Diplomats at the United Nations denounced as a provocation today's cruise missile launches by North Korea, though no immediate meeting has been planned for the Security Council.
Bolivian Ambassador Sacha Sergio Llorenty Soliz, noting that no country has called for a council meeting "so far," stressed that only Pyongyang's ballistic missile launches and nuclear tests are banned by the UN and could trigger sanctions.
His British counterpart Matthew Rycroft pointed out that -- unlike ballistic missile launches -- the cruise missile tests, while "irresponsible" and "destabilizing," probably do not violate UN resolutions barring Pyongyang from engaging in ballistic missile activity.

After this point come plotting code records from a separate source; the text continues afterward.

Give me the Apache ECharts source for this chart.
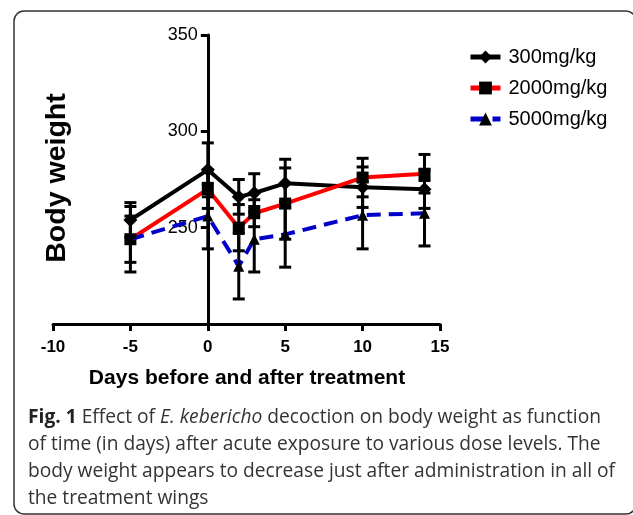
<!DOCTYPE html>
<html>
<head>
<meta charset="utf-8">
<script src="https://cdn.jsdelivr.net/npm/echarts@6/dist/echarts.min.js"></script>
<style>
  html, body { margin: 0; padding: 0; background: #fff; }
  #chart { width: 633px; height: 515px; }
</style>
</head>
<body>
<div id="chart"></div>
<script>
// days before/after treatment
const days = [-5, 0, 2, 3, 5, 10, 14];

// mean body weight and error (+/-) per dose group
const mean300 = [254, 280, 266, 268, 273, 271, 270];
const err300 = [9, 14, 9, 10, 12.5, 10.5, 10];
const mean2000 = [244, 270, 250, 257.5, 262.5, 276, 278];
const err2000 = [12, 10, 12, 7, 18.5, 10, 10];
const mean5000 = [244, 256, 230, 244, 246.5, 256.5, 257.5];
const err5000 = [17, 17, 17, 17, 17, 17.5, 17];

const seriesNames = ['300mg/kg', '2000mg/kg', '5000mg/kg'];
const xTicks = [-10, -5, 0, 5, 10, 15];
const yTicks = [200, 250, 300, 350];

const captionLines = [
  '{b|Fig. 1} Effect of {i|E. kebericho} decoction on body weight as function',
  'of time (in days) after acute exposure to various dose levels. The',
  'body weight appears to decrease just after administration in all of',
  'the treatment wings'
];

const chart = echarts.init(document.getElementById('chart'));

function pairs(means) {
  return days.map((d, i) => [d, means[i]]);
}

function errData(means, errs) {
  return days.map((d, i) => [d, means[i] - errs[i], means[i] + errs[i]]);
}

function renderErr(params, api) {
  const x = api.value(0);
  const lo = api.coord([x, api.value(1)]);
  const hi = api.coord([x, api.value(2)]);
  const w = 6;
  const st = { stroke: '#000', lineWidth: 3 };
  return {
    type: 'group',
    children: [
      { type: 'line', shape: { x1: lo[0], y1: lo[1], x2: hi[0], y2: hi[1] }, style: st },
      { type: 'line', shape: { x1: lo[0] - w, y1: lo[1], x2: lo[0] + w, y2: lo[1] }, style: st },
      { type: 'line', shape: { x1: hi[0] - w, y1: hi[1], x2: hi[0] + w, y2: hi[1] }, style: st }
    ]
  };
}

const axisFont = 'Liberation Sans';
const gridLeft = 53;
const gridRight = 193;
const gridWidth = 633 - gridLeft - gridRight;
const xMin = xTicks[0];
const xMax = xTicks[xTicks.length - 1];
// put the y axis where x = 0, like the Prism original
const yAxisShift = -((0 - xMin) / (xMax - xMin)) * gridWidth;

const capSize = 19.2;

const option = {
  animation: false,
  grid: { left: gridLeft, right: gridRight, top: 35, bottom: 191 },
  legend: {
    orient: 'vertical',
    left: 463,
    top: 42,
    itemWidth: 30,
    itemHeight: 16,
    itemGap: 11,
    data: seriesNames,
    lineStyle: { width: 5 },
    textStyle: { fontSize: 20, color: '#000', fontFamily: axisFont, padding: [0, 0, 0, 3] }
  },
  xAxis: {
    type: 'value',
    min: xMin,
    max: xMax,
    interval: 5,
    axisLine: { onZero: false, lineStyle: { color: '#000', width: 3 } },
    axisTick: { length: 7, lineStyle: { color: '#000', width: 3 } },
    splitLine: { show: false },
    axisLabel: { margin: 15, fontSize: 17, fontWeight: 'bold', color: '#000', fontFamily: axisFont }
  },
  yAxis: {
    type: 'value',
    position: 'left',
    offset: yAxisShift,
    min: yTicks[0],
    max: yTicks[yTicks.length - 1],
    interval: 50,
    axisLine: { show: true, onZero: false, lineStyle: { color: '#000', width: 3 } },
    axisTick: { show: true, length: 7, lineStyle: { color: '#000', width: 3 } },
    splitLine: { show: false },
    axisLabel: { showMinLabel: false, margin: 10, fontSize: 18, color: '#000', fontFamily: axisFont }
  },
  graphic: [
    {
      type: 'rect',
      shape: { x: 14, y: 11, width: 622, height: 503, r: 10 },
      style: { fill: 'none', stroke: '#333', lineWidth: 1.5 },
      silent: true
    },
    {
      type: 'text',
      x: 57,
      y: 178,
      rotation: Math.PI / 2,
      style: {
        text: 'Body weight',
        font: 'bold 28.5px "Liberation Sans"',
        fill: '#000',
        textAlign: 'center',
        textVerticalAlign: 'middle'
      }
    },
    {
      type: 'text',
      x: 247,
      y: 378,
      style: {
        text: 'Days before and after treatment',
        font: 'bold 21px "Liberation Sans"',
        fill: '#000',
        textAlign: 'center',
        textVerticalAlign: 'middle'
      }
    },
    ...captionLines.map((t, i) => ({
      type: 'text',
      x: 28,
      y: 418 + i * 27,
      style: {
        text: t,
        fontSize: capSize,
        fontFamily: 'Open Sans',
        fill: '#333',
        textVerticalAlign: 'middle',
        rich: {
          b: { fontWeight: 'bold', fontSize: capSize, fontFamily: 'Open Sans', fill: '#222' },
          i: { fontStyle: 'italic', fontSize: capSize, fontFamily: 'Open Sans', fill: '#333' }
        }
      }
    }))
  ],
  series: [
    {
      name: seriesNames[0],
      type: 'line',
      data: pairs(mean300),
      symbol: 'diamond',
      symbolSize: 14,
      itemStyle: { color: '#000' },
      lineStyle: { color: '#000', width: 4 },
      z: 3
    },
    {
      name: seriesNames[1],
      type: 'line',
      data: pairs(mean2000),
      symbol: 'rect',
      symbolSize: 12,
      itemStyle: { color: '#000' },
      lineStyle: { color: '#f00', width: 4 },
      z: 4
    },
    {
      name: seriesNames[2],
      type: 'line',
      data: pairs(mean5000),
      symbol: 'triangle',
      symbolSize: 11,
      itemStyle: { color: '#000' },
      lineStyle: { color: '#0000c8', width: 4, type: [14, 8] },
      z: 5
    },
    { type: 'custom', renderItem: renderErr, data: errData(mean300, err300), z: 6 },
    { type: 'custom', renderItem: renderErr, data: errData(mean2000, err2000), z: 6 },
    { type: 'custom', renderItem: renderErr, data: errData(mean5000, err5000), z: 6 }
  ]
};

chart.setOption(option);
</script>
</body>
</html>
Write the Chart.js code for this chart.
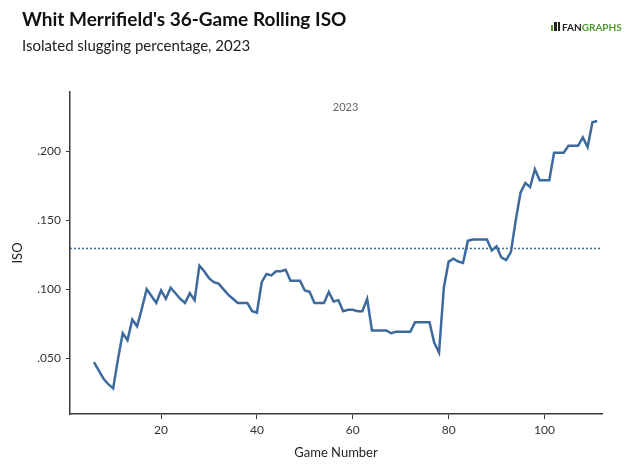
<!DOCTYPE html>
<html>
<head>
<meta charset="utf-8">
<script src="https://cdn.jsdelivr.net/npm/chart.js@4.4.1/dist/chart.umd.min.js"></script>
<style>
  html, body { margin: 0; padding: 0; background: #fff; }
  #wrap { width: 640px; height: 473px; position: relative; }
</style>
</head>
<body>
<div id="wrap"><canvas id="isoChart" width="640" height="473"></canvas></div>
<script>
const games = [];
for (let g = 6; g <= 111; g++) games.push(g);

const isoValues = [
  0.047, 0.041, 0.035, 0.031, 0.028, 0.049, 0.068, 0.063, 0.078, 0.073,
  0.086, 0.100, 0.095, 0.090, 0.099, 0.093, 0.101, 0.097, 0.093, 0.090,
  0.097, 0.092, 0.117, 0.113, 0.108, 0.105, 0.104, 0.100, 0.096, 0.093,
  0.090, 0.090, 0.090, 0.084, 0.083, 0.105, 0.111, 0.110, 0.113, 0.113,
  0.114, 0.106, 0.106, 0.106, 0.099, 0.098, 0.090, 0.090, 0.090, 0.098,
  0.091, 0.092, 0.084, 0.085, 0.085, 0.084, 0.084, 0.093, 0.070, 0.070,
  0.070, 0.070, 0.068, 0.069, 0.069, 0.069, 0.069, 0.076, 0.076, 0.076,
  0.076, 0.061, 0.054, 0.101, 0.120, 0.122, 0.120, 0.119, 0.135, 0.136,
  0.136, 0.136, 0.136, 0.128, 0.131, 0.123, 0.121, 0.127, 0.150, 0.170,
  0.177, 0.174, 0.187, 0.179, 0.179, 0.179, 0.199, 0.199, 0.199, 0.204,
  0.204, 0.204, 0.210, 0.203, 0.221, 0.222
];

const leagueIso = 0.1295;
const xRange = [1, 112];
const yRange = [0.0094, 0.243];
const xTicks = [20, 40, 60, 80, 100];
const yTicks = [0.05, 0.10, 0.15, 0.20];

const lineColor = '#3d6a9e';
const axisColor = '#3a3a3a';
const fontFamily = 'Lato, "Open Sans", sans-serif';

// header, logo and facet label
const headerPlugin = {
  id: 'header',
  afterDraw(chart) {
    const c = chart.ctx;
    c.save();
    c.textBaseline = 'alphabetic';
    c.textAlign = 'left';
    c.fillStyle = '#111';
    c.font = 'bold 19px ' + fontFamily;
    c.fillText("Whit Merrifield's 36-Game Rolling ISO", 22, 26);
    c.fillStyle = '#222';
    c.font = '15px ' + fontFamily;
    c.fillText('Isolated slugging percentage, 2023', 22, 51);

    // logo
    c.font = 'bold 10px ' + fontFamily;
    c.fillStyle = '#4c9a2a';
    c.fillRect(551, 25, 2, 6);
    c.fillStyle = '#222';
    c.fillRect(554, 22, 3, 9);
    c.fillRect(558, 22, 2, 9);
    c.fillText('FAN', 562, 31);
    const w = c.measureText('FAN').width;
    c.fillStyle = '#4c9a2a';
    c.fillText('GRAPHS', 562 + w, 31);

    // facet label
    const xs = chart.scales.x;
    c.fillStyle = '#666';
    c.font = '11px ' + fontFamily;
    c.textAlign = 'center';
    c.fillText('2023', xs.getPixelForValue(58.5), 111);
    c.restore();
  }
};

new Chart(document.getElementById('isoChart'), {
  type: 'line',
  data: {
    datasets: [
      {
        label: 'ISO',
        data: games.map((g, i) => ({ x: g, y: isoValues[i] })),
        borderColor: lineColor,
        borderWidth: 2.5,
        pointRadius: 0,
        tension: 0,
        fill: false
      },
      {
        label: 'League average',
        data: xRange.map(x => ({ x: x, y: leagueIso })),
        borderColor: lineColor,
        borderWidth: 1.5,
        borderDash: [2, 2],
        pointRadius: 0,
        fill: false
      }
    ]
  },
  options: {
    responsive: false,
    animation: false,
    layout: { padding: { top: 92, right: 38, left: 0, bottom: 0 } },
    plugins: {
      legend: { display: false },
      tooltip: { enabled: false }
    },
    scales: {
      x: {
        type: 'linear',
        min: xRange[0],
        max: xRange[1],
        afterBuildTicks: s => { s.ticks = xTicks.map(v => ({ value: v })); },
        afterFit: s => { s.height = 59; },
        grid: { display: true, drawOnChartArea: false, drawTicks: true, tickLength: 5, color: axisColor },
        border: { display: true, color: axisColor, width: 1.5 },
        ticks: { color: '#333', font: { family: fontFamily, size: 12 }, padding: 4, maxRotation: 0 },
        title: { display: true, text: 'Game Number', color: '#222', font: { family: fontFamily, size: 13 }, padding: { top: 4, bottom: 12 } }
      },
      y: {
        type: 'linear',
        min: yRange[0],
        max: yRange[1],
        afterBuildTicks: s => { s.ticks = yTicks.map(v => ({ value: v })); },
        afterFit: s => { s.width = 70; },
        grid: { display: true, drawOnChartArea: false, drawTicks: true, tickLength: 4, color: axisColor },
        border: { display: true, color: axisColor, width: 1.5 },
        ticks: {
          color: '#333',
          font: { family: fontFamily, size: 12 },
          padding: 5,
          callback: v => v.toFixed(3).replace(/^0/, '')
        },
        title: { display: true, text: 'ISO', color: '#222', font: { family: fontFamily, size: 13 }, padding: { top: 10, bottom: 4 } }
      }
    }
  },
  plugins: [headerPlugin]
});
</script>
</body>
</html>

The volley of surface-to-ship cruise missiles North Korea launched off its east coast earlier Thursday were "much slower" than ballistic missiles and can be shot down by anti- aircraft guns, Korea Defense Network analyst Lee Il-Woo said.
"We condemn the latest provocations from DPRK and we look forward to working with our council colleagues about the best way to respond to them," Rycroft said, using the acronymm for the North's formal name.
"It's irresponsible and it is destabilizing what is already a very sensitive situation."
But the diplomat added: "We are looking at the details now, but it is possible I think that they come underneath a threshold to count as a violation" of UN resolutions.
French envoy Francois Delattre highlighted the need to be on the "tough side" on the issue.
"We remain determined to move ahead with our partners at the Security Council," he added.
On Friday, the council unanimously adopted a US-drafted resolution imposing new targeted sanctions on a handful of North Korean officials and entities, a move Pyongyang said was "mean."
The North has carried out two atomic tests and dozens of missile launches since the beginning of last year in its quest to develop a missile capable of delivering a nuclear warhead to the continental United States -- something President Donald Trump has vowed "won't happen."